A partir de então, um movimento salutar se iniciou. A devoção à Virgem de Lourdes intensificou-se num surto entusiástico e esplendoroso.
Uma comissão constituída por diversas personalidades lajenses, onde se incluía uma armação baleeira, fez a encomenda de uma Imagem de Nossa Senhora de Lourdes ao escultor Nobre, de Lisboa. É o que nos narra, em escrito da época, o distinto lajense e singular propagandista da devoção à Virgem, então Dr. João Paulino de Azevedo e Castro, ao tempo reitor do seminário que viria a ser pouco depois Bispo de Macau, em cuja cidade introduziu o culto de Nossa Senhora de Lourdes e lhe dedicou uma pequena Igreja, no alto da Pena, que há anos tive o grande prazer de visitar.
Em um dos artigos publicados no jornal angrense, “Peregrino de Lourdes”, da direcção de Mons. Ferreira, em 20 de Julho de 1889, escrevia Dom João Paulino:
“A ornamentação do templo...a música executada pela capela da matriz...a boa execução das cerimónias religiosas...o entusiasmo e piedade dos fiéis...tudo dava aos actos religiosos uma grandeza e majestade nunca dantes ali presenciada pelos filhos da actual geração.
De tarde foi a imagem conduzida pelas ruas da vila atapetada de verdura e de flores, e vistosamente adornada de bandeiras e colchas. Tomaram parte no préstito religioso as irmandades da paróquia, numeroso clero e tudo o que há de mais selecto na sociedade local. Atrás do pálio, sob o qual ia o Santo Lenho, tocava a filarmónica “Lajense”, a primeira banda que houve em toda a ilha e que hoje conta cerca de 25 anos. Depois seguia-se compacta multidão...
"Ao recolher da procissão à matriz, devidamente decorada, “proferiu um brilhante discurso o Revmo Manuel José Lopes, seu actual vigário”... desenvolvendo o tema: “Ecce enim ex hoc beatam me dicent omnes generationes – o que fez com tal mestria e felicidade que a todos...deixou completamente satisfeitos. Finalizou com um Te Deum”
Tudo isso ocorreu a 30 de Setembro de 1883 mas, nos anos seguintes, a celebração passou a realizar-se no último domingo de Agosto.

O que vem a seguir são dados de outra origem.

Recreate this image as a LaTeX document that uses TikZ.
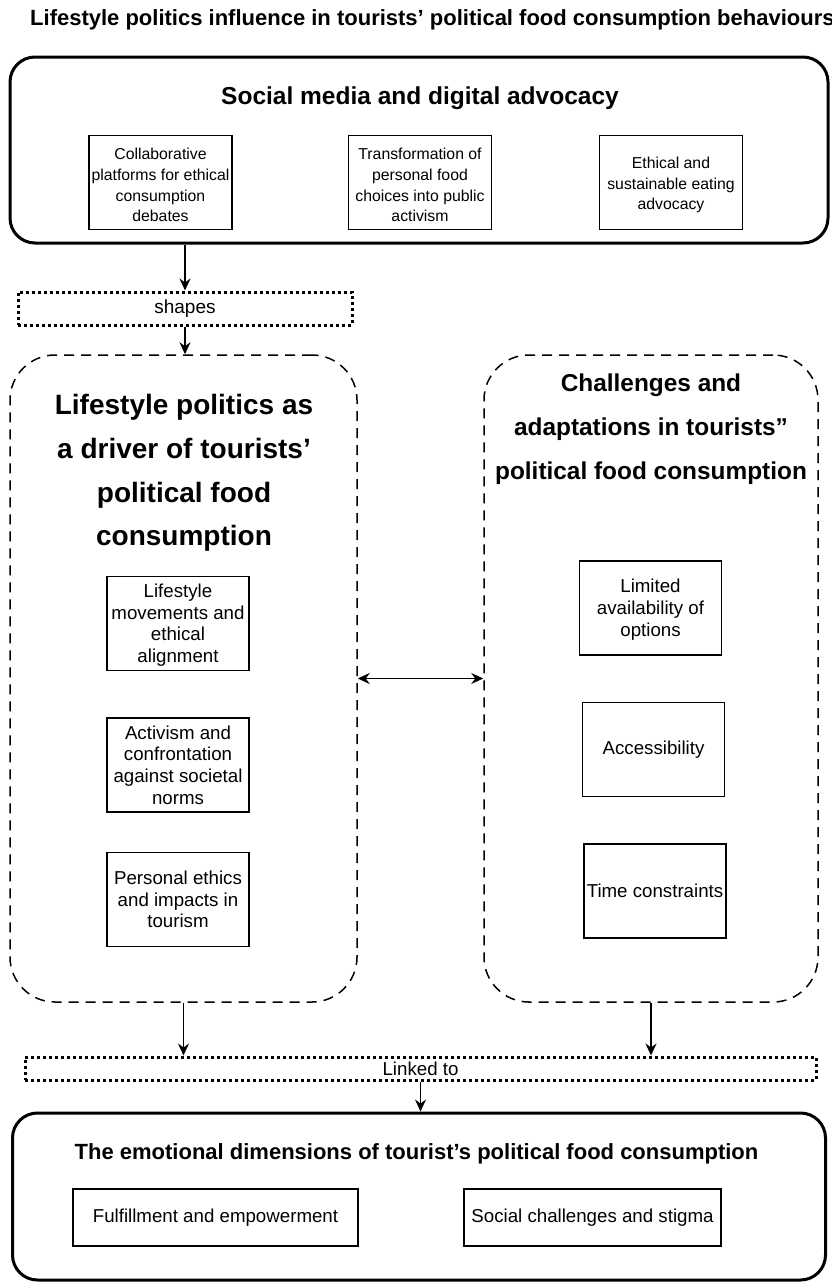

E a primeira festa serviu de modelo a todas as outras que vêm realizando há 127 anos, sempre com o mesmo esplendor litúrgico, embora haja sofrida ligeiras modificações adaptadas aos tempos que decorrem.
Não tem faltado o arraial nocturno, durante muitos anos abrilhantado pelas filarmónicas da ilha e do Faial e até, em alguns anos, de S. Jorge. É de realçar o fogo de artifício ou fogo preso que normalmente vinha da ilha Terceira e, nos últimos anos, passou a ser executado por pirotécnicos do Cais do Pico.
Para a pregação, quer do novenário quer da solenidade, eram convidados os oradores sacros mais notáveis destas ilhas, que sempre tinham gosto em colaborar em tão piedosas celebrações. E era um prazer escutá-los, pois produziam peças oratórias de grande valor cultural e religioso. E, naturalmente, isso vai acontecer agora, com grande prazer dos lajenses.
Enquanto estiveram em actividade, eram os baleeiros que, com suas dádivas e promessas, patrocinavam as solenidades, quer religiosas quer externas. Agora é o Município, à semelhança do que vem acontecendo em todas as ilhas do Arquipélago, que toma a iniciativa e a responsabilidade dos festejos, denominados “Semana dos Baleeiros”, porque na realidade de uma semana se trata.
Está pois “em casa” a grande semana dos lajenses. Com ela a Solenidade de Nossa Senhora de Lourdes, realizada com entusiasmo e grande afluência de forasteiros que aqui se deslocam para gozar as festas da última semana de Agosto e ter uns dias de lazer na terra natal ou terra amiga e acolhedora, que é a Vila das Lajes do Pico.